Carnegie Mellon University

Hamerschlag Hall

November 16, 2021

An Electrifying Legacy

By Krista Burns

Every so often, a professor comes along who has a profound impact on an institution. If you were to ask anyone in the electrical and computer engineering department about Don Thomas, they would first smile, then proceed to tell you just how outstanding of a person he was. Don passed away on March 20, 2020 at the age of 68. The Department of Electrical and Computer Engineering will celebrate his life and accomplishments on November 20, 2021.

Don was a lifelong Tartan. After earning his Ph.D. in computer engineering in 1977, Don continued his Carnegie Mellon journey in various teaching and professor roles in electrical and computer engineering (ECE) until he retired in 2016. His multi-decade legacy was far-reaching and continues to shape the department today.

“Don created a digital circuit design course that was unique to Carnegie Mellon, but is still relevant and highly valued,” says Larry Pileggi, department head and Tanoto Professor of Electrical and Computer Engineering. “Most recently it was the first course chosen for sharing with other universities as part of an industry-funded initiative to establish more curriculum for integrated circuits and electronics in the United States.”

Known to students as 18-341, the digital circuit design course attracts about 25% of the undergraduate ECE student population. It has become so well-known that corporate companies identified the course as a significant indication of success in those Carnegie Mellon graduates that it hired.

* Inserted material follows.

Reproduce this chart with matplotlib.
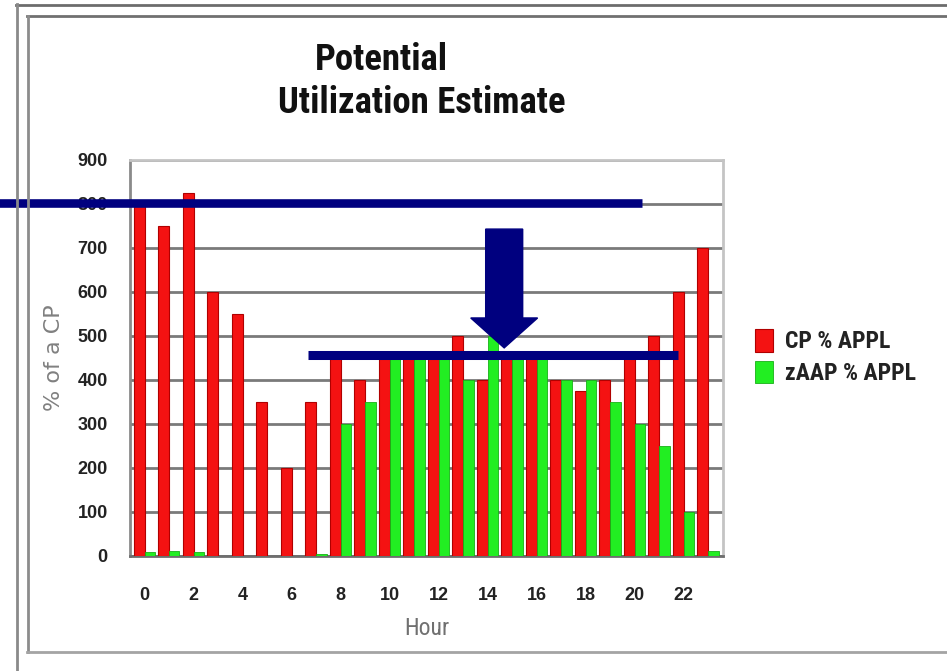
import matplotlib

matplotlib.use("Agg")
import matplotlib.pyplot as plt
import numpy as np
from matplotlib import font_manager as fm
from matplotlib.lines import Line2D
from matplotlib.patches import FancyArrow

# hourly utilisation, % of a CP
hours = np.arange(24)
cp_appl = [800, 750, 825, 600, 550, 350, 200, 350, 450, 400, 450, 450,
           450, 500, 400, 450, 450, 400, 375, 400, 450, 500, 600, 700]
zaap_appl = [10, 12, 8, 0, 0, 0, 0, 5, 300, 350, 450, 450,
             450, 400, 500, 450, 450, 400, 400, 350, 300, 250, 100, 12]
hour_ticks = list(range(0, 24, 2))
y_ticks = list(range(0, 1000, 100))

# overlay: current peak, target level, and the arrow between them
peak_level = 803
target_level = 457

RED = "#F41212"
GREEN = "#22EE22"
NAVY = "#00007F"
PLAIN = ["Liberation Sans", "DejaVu Sans"]

# a condensed face if one is installed, else plain Arial-metric text set a bit smaller
_names = {f.name for f in fm.fontManager.ttflist}
_narrow = next((n for n in ["Liberation Sans Narrow", "Arial Narrow", "Roboto Condensed",
                            "DejaVu Sans Condensed", "Open Sans Condensed"] if n in _names), None)
if _narrow:
    NARROW = [_narrow, "DejaVu Sans"]
    K = 1.0
else:
    NARROW = PLAIN
    K = 0.88

W, H = 947, 671
fig = plt.figure(figsize=(W / 100, H / 100), dpi=100)
fig.patch.set_facecolor("white")


def px(x, y):
    return x / W, 1 - y / H


# picture frame
for (x0, y0), (x1, y1), col in [
    ((16, 4.5), (W, 4.5), "#6c6c6c"),
    ((17, 4), (17, H), "#8a8a8a"),
    ((27, 16), (W, 16), "#707070"),
    ((28, 16), (28, 652), "#8c8c8c"),
    ((27, 652), (W, 652), "#a4a4a4"),
]:
    a, b = px(x0, y0)
    c, d = px(x1, y1)
    fig.add_artist(Line2D([a, c], [b, d], color=col, lw=2.0, transform=fig.transFigure))

ax = fig.add_axes([130 / W, 1 - 556 / H, (723 - 130) / W, (556 - 160) / H])

ax.bar(hours - 0.225, cp_appl, 0.45, color=RED, edgecolor="#B00000", linewidth=0.8,
       label="CP % APPL", zorder=3)
ax.bar(hours + 0.21, zaap_appl, 0.42, color=GREEN, edgecolor="#18B018", linewidth=0.6,
       label="zAAP % APPL", zorder=3)

ax.set_xlim(-0.6, 23.6)
ax.set_ylim(0, 900)
ax.set_xticks(hour_ticks)
ax.set_yticks(y_ticks)
ax.tick_params(length=0, colors="#222222")
ax.tick_params(axis="y", pad=16)
ax.tick_params(axis="x", pad=22)
for lab in ax.get_xticklabels() + ax.get_yticklabels():
    lab.set_family(PLAIN)
    lab.set_fontweight("bold")
    lab.set_fontsize(13)

ax.yaxis.grid(True, color="#7a7a7a", lw=2.0, zorder=1)
ax.set_axisbelow(True)
for side, col in [("left", "#8a8a8a"), ("bottom", "#6e6e6e"), ("top", "#c4c4c4"), ("right", "#c4c4c4")]:
    ax.spines[side].set_color(col)
    ax.spines[side].set_linewidth(2.0)

ax.set_ylabel("% of a CP", family=["DejaVu Sans"], fontsize=16, color="#808080", labelpad=10)
ax.set_xlabel("Hour", family=NARROW, fontsize=17 * K, color="#707070", labelpad=10)

# blue guide lines and arrow
ax.plot([-5.95, 20.3], [peak_level, peak_level], color=NAVY, lw=6.2, solid_capstyle="butt",
        clip_on=False, zorder=5)
ax.plot([6.65, 21.75], [target_level, target_level], color=NAVY, lw=6.5, solid_capstyle="butt",
        clip_on=False, zorder=5)
ax.add_patch(FancyArrow(14.67, 743, 0, target_level + 16 - 743, width=1.51, head_width=2.73,
                        head_length=68, length_includes_head=True, color=NAVY, zorder=6))

fig.text(*px(381, 60), "Potential", family=NARROW, fontsize=26.5 * K, color="#111111",
         ha="center", va="center", fontweight="bold")
fig.text(*px(422, 103), "Utilization Estimate", family=NARROW, fontsize=26.5 * K, color="#111111",
         ha="center", va="center", fontweight="bold")

fig.legend(loc="center left", bbox_to_anchor=px(755, 357), frameon=False,
           prop={"family": NARROW, "size": 17 * K, "weight": "bold"},
           handlelength=0.76 / K, handleheight=1.1 / K,
           handletextpad=0.5, labelspacing=0.3, borderpad=0, borderaxespad=0,
           labelcolor="#222222")

fig.savefig("out.png", dpi=100)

A published author many times over, Don’s technical journal papers and textbooks have had a profound influence in electrical and computer engineering at Carnegie Mellon and other institutions. They have had significant sales in Australia, Europe, and Russia, and his most recent textbook has been translated into Russian.

"Don's Verilog textbooks continue to be used in our required course on digital design, and for years computer science students were also required to take the course,” says Shawn Blanton, associate department head for research and the Joseph F. and Nancy Keithley Professor of Electrical and Computer Engineering. “This means his work in this area has impacted thousands of graduates, and will continue to do so here at CMU and the many other institutions that have adopted his textbooks.”

It is estimated that Don positively influenced every electrical and computer engineering student at Carnegie Mellon University since the late 1970s.

“His textbooks have reached thousands outside of CMU as well,” says Bill Nace, teaching professor of electrical and computer engineering. “Through his course, which is being transferred and will be taught at four historically black colleges and universities (HBCUs), he will impact many students outside of CMU.”

Creativity and humor were common teaching tactics that Don used in the classroom. He was known for taking complex engineering problems and breaking them down into segments that students could understand and apply.

“He had a great sense of humor,” says Nace. “He loved to find a joke that he could fit into a lecture and loved to make others laugh.”

Don’s commitment to the Department of Electrical and Computer Engineering was undeniable. Whether it was assuming the interim department head role from 1991-1993, or agreeing to direct the Center for Silicon System Implementation from 1998-2000, he was the first to step into a leadership role when needed.

“Don was a member of the first Semiconductor Research Corporation funded center in the country that was awarded to CMU in 1982,” says Pileggi. “This was pivotal for the ECE department to become a world leader in electronic design automation for over 25 years.”

A dedicated colleague, mentor, and friend, Don Thomas’ legacy will live on in the faculty and students who worked with him.

“He has a great legacy,” says Nace. “Most professors live on in the ideas and education we pass to our students — graduate students we advise closely or those students who take our courses. Don lives on in the lives of those who have read his textbooks and those who have taken (or taught) his courses. He will be affecting the course of the future in a billion small ways for a very long time.”